* _Task to carry out_:
Make an exact copy of all the material below, apart from the pictures.

* _Source excerpt_:
┄┄┄┄┄┄┄┄┄┄┄┄┄┄┄┄┄┄┄┄
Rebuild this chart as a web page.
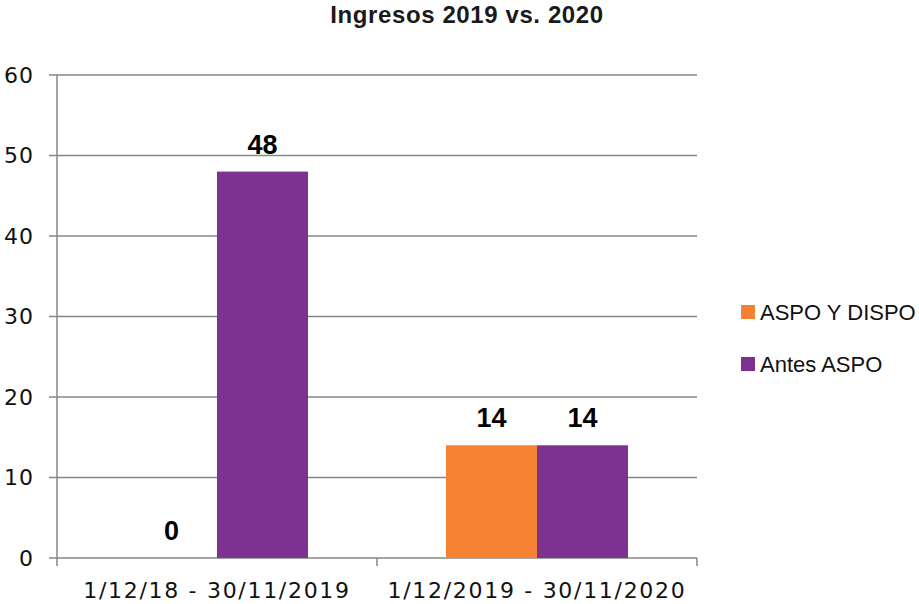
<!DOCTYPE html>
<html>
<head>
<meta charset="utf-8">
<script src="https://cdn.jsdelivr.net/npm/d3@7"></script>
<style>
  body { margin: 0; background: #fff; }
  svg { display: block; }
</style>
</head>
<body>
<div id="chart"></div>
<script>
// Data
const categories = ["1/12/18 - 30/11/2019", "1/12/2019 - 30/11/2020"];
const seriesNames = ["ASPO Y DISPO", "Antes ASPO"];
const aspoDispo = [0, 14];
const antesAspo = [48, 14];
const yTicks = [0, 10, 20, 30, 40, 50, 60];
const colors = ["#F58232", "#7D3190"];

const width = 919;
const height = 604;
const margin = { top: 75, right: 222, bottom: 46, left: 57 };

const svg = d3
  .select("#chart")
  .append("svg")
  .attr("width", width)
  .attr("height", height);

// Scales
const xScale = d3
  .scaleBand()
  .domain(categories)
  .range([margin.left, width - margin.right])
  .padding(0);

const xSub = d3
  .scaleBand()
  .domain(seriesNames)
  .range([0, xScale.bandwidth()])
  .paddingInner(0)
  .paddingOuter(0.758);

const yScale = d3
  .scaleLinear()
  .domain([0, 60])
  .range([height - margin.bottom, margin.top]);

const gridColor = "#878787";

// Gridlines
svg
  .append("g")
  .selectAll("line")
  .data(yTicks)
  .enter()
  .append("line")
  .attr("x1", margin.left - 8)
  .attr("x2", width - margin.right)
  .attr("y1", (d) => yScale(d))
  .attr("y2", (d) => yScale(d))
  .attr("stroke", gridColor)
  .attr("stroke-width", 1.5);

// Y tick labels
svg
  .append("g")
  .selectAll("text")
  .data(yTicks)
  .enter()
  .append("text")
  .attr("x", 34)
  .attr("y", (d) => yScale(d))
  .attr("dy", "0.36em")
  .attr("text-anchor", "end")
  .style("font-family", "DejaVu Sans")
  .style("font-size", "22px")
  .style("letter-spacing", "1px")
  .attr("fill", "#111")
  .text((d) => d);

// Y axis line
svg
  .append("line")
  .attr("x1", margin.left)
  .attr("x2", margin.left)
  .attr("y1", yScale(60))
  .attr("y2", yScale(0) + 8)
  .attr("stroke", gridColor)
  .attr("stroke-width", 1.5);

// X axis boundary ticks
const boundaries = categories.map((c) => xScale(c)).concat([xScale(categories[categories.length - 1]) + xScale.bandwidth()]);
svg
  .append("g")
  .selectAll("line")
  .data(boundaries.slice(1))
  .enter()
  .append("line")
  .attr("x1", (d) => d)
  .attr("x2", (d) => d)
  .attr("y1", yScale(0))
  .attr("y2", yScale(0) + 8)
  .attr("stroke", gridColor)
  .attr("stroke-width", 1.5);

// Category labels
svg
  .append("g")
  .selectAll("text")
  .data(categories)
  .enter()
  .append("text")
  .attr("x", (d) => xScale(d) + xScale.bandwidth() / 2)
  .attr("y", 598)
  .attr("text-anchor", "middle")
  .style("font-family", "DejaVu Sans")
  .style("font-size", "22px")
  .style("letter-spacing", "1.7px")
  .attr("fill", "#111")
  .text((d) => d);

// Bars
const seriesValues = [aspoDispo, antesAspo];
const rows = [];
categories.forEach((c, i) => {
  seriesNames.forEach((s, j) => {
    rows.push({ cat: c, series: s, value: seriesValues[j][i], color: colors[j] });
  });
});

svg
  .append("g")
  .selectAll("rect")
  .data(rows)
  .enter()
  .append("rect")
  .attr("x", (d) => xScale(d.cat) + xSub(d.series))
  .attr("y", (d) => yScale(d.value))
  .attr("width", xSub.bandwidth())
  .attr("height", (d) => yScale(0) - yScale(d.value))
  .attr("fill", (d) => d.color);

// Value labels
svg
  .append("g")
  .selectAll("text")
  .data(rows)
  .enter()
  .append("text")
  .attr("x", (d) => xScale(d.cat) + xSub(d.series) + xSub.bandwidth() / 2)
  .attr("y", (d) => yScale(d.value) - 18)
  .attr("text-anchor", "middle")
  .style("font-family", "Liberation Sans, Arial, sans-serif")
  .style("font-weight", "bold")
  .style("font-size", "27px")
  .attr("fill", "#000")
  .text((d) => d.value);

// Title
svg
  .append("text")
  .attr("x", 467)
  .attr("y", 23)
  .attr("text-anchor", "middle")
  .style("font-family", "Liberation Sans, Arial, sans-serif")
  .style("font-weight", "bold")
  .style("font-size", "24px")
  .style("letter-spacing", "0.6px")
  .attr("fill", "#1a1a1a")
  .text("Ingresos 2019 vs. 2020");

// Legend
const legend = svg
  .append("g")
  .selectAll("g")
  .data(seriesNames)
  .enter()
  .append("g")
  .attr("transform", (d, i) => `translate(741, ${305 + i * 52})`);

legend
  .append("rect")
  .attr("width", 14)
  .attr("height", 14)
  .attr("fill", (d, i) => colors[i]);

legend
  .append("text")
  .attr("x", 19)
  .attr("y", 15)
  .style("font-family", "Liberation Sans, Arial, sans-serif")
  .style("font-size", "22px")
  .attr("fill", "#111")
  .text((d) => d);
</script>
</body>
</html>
┄┄┄┄┄┄┄┄┄┄┄┄┄┄┄┄┄┄┄┄
* _Task solution_:
Rebuild this chart as a web page.
<!DOCTYPE html>
<html>
<head>
<meta charset="utf-8">
<script src="https://cdn.jsdelivr.net/npm/d3@7"></script>
<style>
  body { margin: 0; background: #fff; }
  svg { display: block; }
</style>
</head>
<body>
<div id="chart"></div>
<script>
// Data
const categories = ["1/12/18 - 30/11/2019", "1/12/2019 - 30/11/2020"];
const seriesNames = ["ASPO Y DISPO", "Antes ASPO"];
const aspoDispo = [0, 14];
const antesAspo = [48, 14];
const yTicks = [0, 10, 20, 30, 40, 50, 60];
const colors = ["#F58232", "#7D3190"];

const width = 919;
const height = 604;
const margin = { top: 75, right: 222, bottom: 46, left: 57 };

const svg = d3
  .select("#chart")
  .append("svg")
  .attr("width", width)
  .attr("height", height);

// Scales
const xScale = d3
  .scaleBand()
  .domain(categories)
  .range([margin.left, width - margin.right])
  .padding(0);

const xSub = d3
  .scaleBand()
  .domain(seriesNames)
  .range([0, xScale.bandwidth()])
  .paddingInner(0)
  .paddingOuter(0.758);

const yScale = d3
  .scaleLinear()
  .domain([0, 60])
  .range([height - margin.bottom, margin.top]);

const gridColor = "#878787";

// Gridlines
svg
  .append("g")
  .selectAll("line")
  .data(yTicks)
  .enter()
  .append("line")
  .attr("x1", margin.left - 8)
  .attr("x2", width - margin.right)
  .attr("y1", (d) => yScale(d))
  .attr("y2", (d) => yScale(d))
  .attr("stroke", gridColor)
  .attr("stroke-width", 1.5);

// Y tick labels
svg
  .append("g")
  .selectAll("text")
  .data(yTicks)
  .enter()
  .append("text")
  .attr("x", 34)
  .attr("y", (d) => yScale(d))
  .attr("dy", "0.36em")
  .attr("text-anchor", "end")
  .style("font-family", "DejaVu Sans")
  .style("font-size", "22px")
  .style("letter-spacing", "1px")
  .attr("fill", "#111")
  .text((d) => d);

// Y axis line
svg
  .append("line")
  .attr("x1", margin.left)
  .attr("x2", margin.left)
  .attr("y1", yScale(60))
  .attr("y2", yScale(0) + 8)
  .attr("stroke", gridColor)
  .attr("stroke-width", 1.5);

// X axis boundary ticks
const boundaries = categories.map((c) => xScale(c)).concat([xScale(categories[categories.length - 1]) + xScale.bandwidth()]);
svg
  .append("g")
  .selectAll("line")
  .data(boundaries.slice(1))
  .enter()
  .append("line")
  .attr("x1", (d) => d)
  .attr("x2", (d) => d)
  .attr("y1", yScale(0))
  .attr("y2", yScale(0) + 8)
  .attr("stroke", gridColor)
  .attr("stroke-width", 1.5);

// Category labels
svg
  .append("g")
  .selectAll("text")
  .data(categories)
  .enter()
  .append("text")
  .attr("x", (d) => xScale(d) + xScale.bandwidth() / 2)
  .attr("y", 598)
  .attr("text-anchor", "middle")
  .style("font-family", "DejaVu Sans")
  .style("font-size", "22px")
  .style("letter-spacing", "1.7px")
  .attr("fill", "#111")
  .text((d) => d);

// Bars
const seriesValues = [aspoDispo, antesAspo];
const rows = [];
categories.forEach((c, i) => {
  seriesNames.forEach((s, j) => {
    rows.push({ cat: c, series: s, value: seriesValues[j][i], color: colors[j] });
  });
});

svg
  .append("g")
  .selectAll("rect")
  .data(rows)
  .enter()
  .append("rect")
  .attr("x", (d) => xScale(d.cat) + xSub(d.series))
  .attr("y", (d) => yScale(d.value))
  .attr("width", xSub.bandwidth())
  .attr("height", (d) => yScale(0) - yScale(d.value))
  .attr("fill", (d) => d.color);

// Value labels
svg
  .append("g")
  .selectAll("text")
  .data(rows)
  .enter()
  .append("text")
  .attr("x", (d) => xScale(d.cat) + xSub(d.series) + xSub.bandwidth() / 2)
  .attr("y", (d) => yScale(d.value) - 18)
  .attr("text-anchor", "middle")
  .style("font-family", "Liberation Sans, Arial, sans-serif")
  .style("font-weight", "bold")
  .style("font-size", "27px")
  .attr("fill", "#000")
  .text((d) => d.value);

// Title
svg
  .append("text")
  .attr("x", 467)
  .attr("y", 23)
  .attr("text-anchor", "middle")
  .style("font-family", "Liberation Sans, Arial, sans-serif")
  .style("font-weight", "bold")
  .style("font-size", "24px")
  .style("letter-spacing", "0.6px")
  .attr("fill", "#1a1a1a")
  .text("Ingresos 2019 vs. 2020");

// Legend
const legend = svg
  .append("g")
  .selectAll("g")
  .data(seriesNames)
  .enter()
  .append("g")
  .attr("transform", (d, i) => `translate(741, ${305 + i * 52})`);

legend
  .append("rect")
  .attr("width", 14)
  .attr("height", 14)
  .attr("fill", (d, i) => colors[i]);

legend
  .append("text")
  .attr("x", 19)
  .attr("y", 15)
  .style("font-family", "Liberation Sans, Arial, sans-serif")
  .style("font-size", "22px")
  .attr("fill", "#111")
  .text((d) => d);
</script>
</body>
</html>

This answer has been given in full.